SHORT PROBLEM:
Quote every line as written. Omit pictures.

DATA:
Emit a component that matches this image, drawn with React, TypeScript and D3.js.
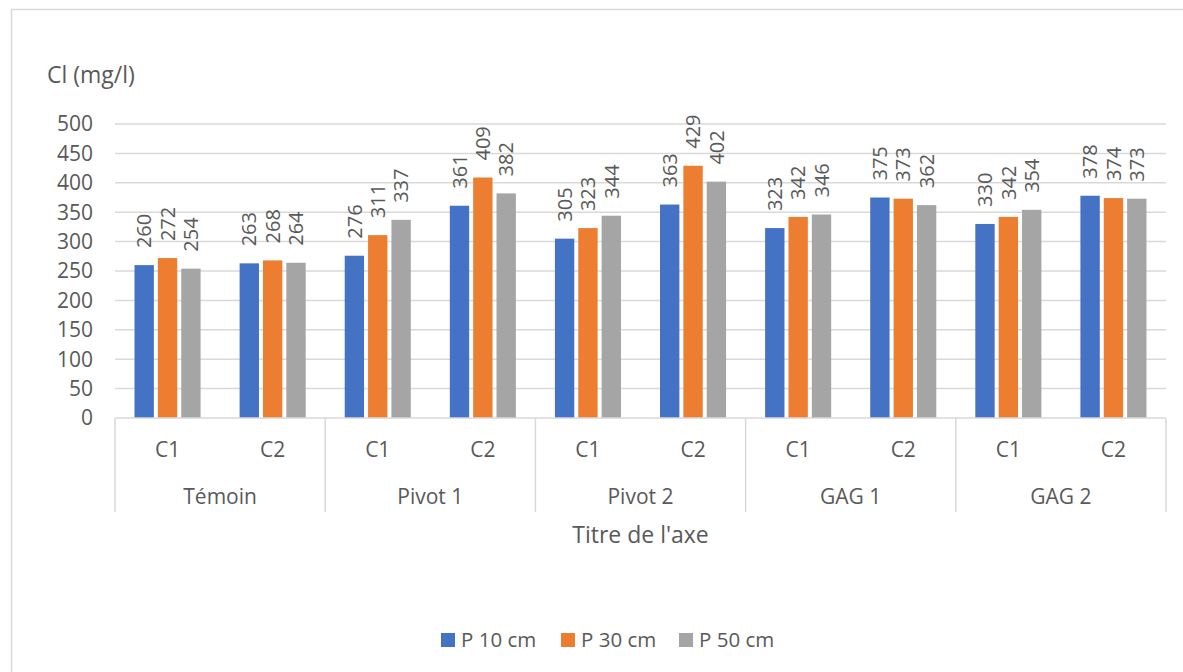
import { useEffect, useRef } from 'react';
import * as d3 from 'd3';

const groups = ['Témoin', 'Pivot 1', 'Pivot 2', 'GAG 1', 'GAG 2'];
const subCats = ['C1', 'C2'];
const seriesNames = ['P 10 cm', 'P 30 cm', 'P 50 cm'];
const seriesColors = ['#4472C4', '#ED7D31', '#A5A5A5'];
// one row per group/sub-category, in order Témoin C1, Témoin C2, Pivot 1 C1 ...
const p10 = [260, 263, 276, 361, 305, 363, 323, 375, 330, 378];
const p30 = [272, 268, 311, 409, 323, 429, 342, 373, 342, 374];
const p50 = [254, 264, 337, 382, 344, 402, 346, 362, 354, 373];
const yTicks = [0, 50, 100, 150, 200, 250, 300, 350, 400, 450, 500];

export default function App() {
  const svgRef = useRef<SVGSVGElement>(null);

  useEffect(() => {
    if (!svgRef.current) return;
    const svg = d3.select(svgRef.current);
    svg.selectAll('*').remove();

    const W = 1183, H = 672;
    const font = "'Open Sans', 'Segoe UI', sans-serif";
    const textColor = '#595959';
    const gridColor = '#D9D9D9';
    const left = 115, right = 1166, top = 124, bottom = 418;

    svg.attr('width', W).attr('height', H).style('font-family', font);

    // chart frame
    svg.append('rect')
      .attr('x', 11.5).attr('y', 9.5)
      .attr('width', W + 20).attr('height', H + 20)
      .attr('fill', '#fff').attr('stroke', gridColor).attr('stroke-width', 1.5);

    const cats: { group: string; sub: string; key: string }[] = [];
    groups.forEach(g => subCats.forEach(s => cats.push({ group: g, sub: s, key: g + '|' + s })));

    const y = d3.scaleLinear().domain([0, 500]).range([bottom, top]);
    const x0 = d3.scaleBand().domain(cats.map(c => c.key)).range([left, right]).paddingInner(1 / 3).paddingOuter(1 / 6);
    const xGroup = d3.scaleBand().domain(groups).range([left, right]);
    const x1 = d3.scaleBand().domain(seriesNames).range([0, x0.bandwidth()]);
    const series = [p10, p30, p50];
    const inset = 2; // white gap between neighbouring bars

    // gridlines
    svg.append('g').selectAll('line').data(yTicks.slice(1)).join('line')
      .attr('x1', left).attr('x2', right)
      .attr('y1', d => y(d)).attr('y2', d => y(d))
      .attr('stroke', gridColor).attr('stroke-width', 1.5);

    // y tick labels
    svg.append('g').selectAll('text').data(yTicks).join('text')
      .attr('x', 93).attr('y', d => y(d)).attr('dy', '0.35em')
      .attr('text-anchor', 'end').attr('fill', textColor).style('font-size', '21px')
      .text(d => d);

    svg.append('text')
      .attr('x', 47).attr('y', 83)
      .attr('fill', textColor).style('font-size', '23px')
      .text('Cl (mg/l)');

    // bars
    const bars = svg.append('g');
    series.forEach((vals, si) => {
      bars.selectAll(null).data(vals).join('rect')
        .attr('x', (_, i) => x0(cats[i].key)! + x1(seriesNames[si])! + inset)
        .attr('y', d => y(d))
        .attr('width', x1.bandwidth() - inset * 2)
        .attr('height', d => y(0) - y(d))
        .attr('fill', seriesColors[si]);
    });

    // data labels
    series.forEach((vals, si) => {
      svg.append('g').selectAll('text').data(vals).join('text')
        .attr('transform', (d, i) => {
          const cx = x0(cats[i].key)! + x1(seriesNames[si])! + x1.bandwidth() / 2;
          return `translate(${cx},${y(d) - 17}) rotate(-90)`;
        })
        .attr('dy', '0.36em')
        .attr('fill', textColor).style('font-size', '20px')
        .text(d => d);
    });

    // x axis baseline
    svg.append('line')
      .attr('x1', left).attr('x2', right).attr('y1', bottom).attr('y2', bottom)
      .attr('stroke', gridColor).attr('stroke-width', 1.5);

    // group separators
    const seps = groups.map(g => xGroup(g)!).concat([right]);
    svg.append('g').selectAll('line').data(seps).join('line')
      .attr('x1', d => d).attr('x2', d => d).attr('y1', bottom).attr('y2', 512)
      .attr('stroke', gridColor).attr('stroke-width', 1.5);

    // sub-category labels
    svg.append('g').selectAll('text').data(cats).join('text')
      .attr('x', d => x0(d.key)! + x0.bandwidth() / 2).attr('y', 457)
      .attr('text-anchor', 'middle').attr('fill', textColor).style('font-size', '21px')
      .text(d => d.sub);

    // group labels
    svg.append('g').selectAll('text').data(groups).join('text')
      .attr('x', d => xGroup(d)! + xGroup.bandwidth() / 2).attr('y', 504)
      .attr('text-anchor', 'middle').attr('fill', textColor).style('font-size', '21px')
      .text(d => d);

    svg.append('text')
      .attr('x', (left + right) / 2).attr('y', 543)
      .attr('text-anchor', 'middle').attr('fill', textColor).style('font-size', '23px')
      .text("Titre de l'axe");

    // legend
    const legendX = [441, 561, 679];
    const lg = svg.append('g');
    seriesNames.forEach((name, i) => {
      lg.append('rect').attr('x', legendX[i]).attr('y', 633).attr('width', 14).attr('height', 14)
        .attr('fill', seriesColors[i]);
      lg.append('text').attr('x', legendX[i] + 20).attr('y', 647)
        .attr('fill', textColor).style('font-size', '20.5px').text(name);
    });
  }, []);

  return <svg ref={svgRef} style={{ position: 'absolute', left: 0, top: 0 }}></svg>;
}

RESULT:
Emit a component that matches this image, drawn with React, TypeScript and D3.js.
import { useEffect, useRef } from 'react';
import * as d3 from 'd3';

const groups = ['Témoin', 'Pivot 1', 'Pivot 2', 'GAG 1', 'GAG 2'];
const subCats = ['C1', 'C2'];
const seriesNames = ['P 10 cm', 'P 30 cm', 'P 50 cm'];
const seriesColors = ['#4472C4', '#ED7D31', '#A5A5A5'];
// one row per group/sub-category, in order Témoin C1, Témoin C2, Pivot 1 C1 ...
const p10 = [260, 263, 276, 361, 305, 363, 323, 375, 330, 378];
const p30 = [272, 268, 311, 409, 323, 429, 342, 373, 342, 374];
const p50 = [254, 264, 337, 382, 344, 402, 346, 362, 354, 373];
const yTicks = [0, 50, 100, 150, 200, 250, 300, 350, 400, 450, 500];

export default function App() {
  const svgRef = useRef<SVGSVGElement>(null);

  useEffect(() => {
    if (!svgRef.current) return;
    const svg = d3.select(svgRef.current);
    svg.selectAll('*').remove();

    const W = 1183, H = 672;
    const font = "'Open Sans', 'Segoe UI', sans-serif";
    const textColor = '#595959';
    const gridColor = '#D9D9D9';
    const left = 115, right = 1166, top = 124, bottom = 418;

    svg.attr('width', W).attr('height', H).style('font-family', font);

    // chart frame
    svg.append('rect')
      .attr('x', 11.5).attr('y', 9.5)
      .attr('width', W + 20).attr('height', H + 20)
      .attr('fill', '#fff').attr('stroke', gridColor).attr('stroke-width', 1.5);

    const cats: { group: string; sub: string; key: string }[] = [];
    groups.forEach(g => subCats.forEach(s => cats.push({ group: g, sub: s, key: g + '|' + s })));

    const y = d3.scaleLinear().domain([0, 500]).range([bottom, top]);
    const x0 = d3.scaleBand().domain(cats.map(c => c.key)).range([left, right]).paddingInner(1 / 3).paddingOuter(1 / 6);
    const xGroup = d3.scaleBand().domain(groups).range([left, right]);
    const x1 = d3.scaleBand().domain(seriesNames).range([0, x0.bandwidth()]);
    const series = [p10, p30, p50];
    const inset = 2; // white gap between neighbouring bars

    // gridlines
    svg.append('g').selectAll('line').data(yTicks.slice(1)).join('line')
      .attr('x1', left).attr('x2', right)
      .attr('y1', d => y(d)).attr('y2', d => y(d))
      .attr('stroke', gridColor).attr('stroke-width', 1.5);

    // y tick labels
    svg.append('g').selectAll('text').data(yTicks).join('text')
      .attr('x', 93).attr('y', d => y(d)).attr('dy', '0.35em')
      .attr('text-anchor', 'end').attr('fill', textColor).style('font-size', '21px')
      .text(d => d);

    svg.append('text')
      .attr('x', 47).attr('y', 83)
      .attr('fill', textColor).style('font-size', '23px')
      .text('Cl (mg/l)');

    // bars
    const bars = svg.append('g');
    series.forEach((vals, si) => {
      bars.selectAll(null).data(vals).join('rect')
        .attr('x', (_, i) => x0(cats[i].key)! + x1(seriesNames[si])! + inset)
        .attr('y', d => y(d))
        .attr('width', x1.bandwidth() - inset * 2)
        .attr('height', d => y(0) - y(d))
        .attr('fill', seriesColors[si]);
    });

    // data labels
    series.forEach((vals, si) => {
      svg.append('g').selectAll('text').data(vals).join('text')
        .attr('transform', (d, i) => {
          const cx = x0(cats[i].key)! + x1(seriesNames[si])! + x1.bandwidth() / 2;
          return `translate(${cx},${y(d) - 17}) rotate(-90)`;
        })
        .attr('dy', '0.36em')
        .attr('fill', textColor).style('font-size', '20px')
        .text(d => d);
    });

    // x axis baseline
    svg.append('line')
      .attr('x1', left).attr('x2', right).attr('y1', bottom).attr('y2', bottom)
      .attr('stroke', gridColor).attr('stroke-width', 1.5);

    // group separators
    const seps = groups.map(g => xGroup(g)!).concat([right]);
    svg.append('g').selectAll('line').data(seps).join('line')
      .attr('x1', d => d).attr('x2', d => d).attr('y1', bottom).attr('y2', 512)
      .attr('stroke', gridColor).attr('stroke-width', 1.5);

    // sub-category labels
    svg.append('g').selectAll('text').data(cats).join('text')
      .attr('x', d => x0(d.key)! + x0.bandwidth() / 2).attr('y', 457)
      .attr('text-anchor', 'middle').attr('fill', textColor).style('font-size', '21px')
      .text(d => d.sub);

    // group labels
    svg.append('g').selectAll('text').data(groups).join('text')
      .attr('x', d => xGroup(d)! + xGroup.bandwidth() / 2).attr('y', 504)
      .attr('text-anchor', 'middle').attr('fill', textColor).style('font-size', '21px')
      .text(d => d);

    svg.append('text')
      .attr('x', (left + right) / 2).attr('y', 543)
      .attr('text-anchor', 'middle').attr('fill', textColor).style('font-size', '23px')
      .text("Titre de l'axe");

    // legend
    const legendX = [441, 561, 679];
    const lg = svg.append('g');
    seriesNames.forEach((name, i) => {
      lg.append('rect').attr('x', legendX[i]).attr('y', 633).attr('width', 14).attr('height', 14)
        .attr('fill', seriesColors[i]);
      lg.append('text').attr('x', legendX[i] + 20).attr('y', 647)
        .attr('fill', textColor).style('font-size', '20.5px').text(name);
    });
  }, []);

  return <svg ref={svgRef} style={{ position: 'absolute', left: 0, top: 0 }}></svg>;
}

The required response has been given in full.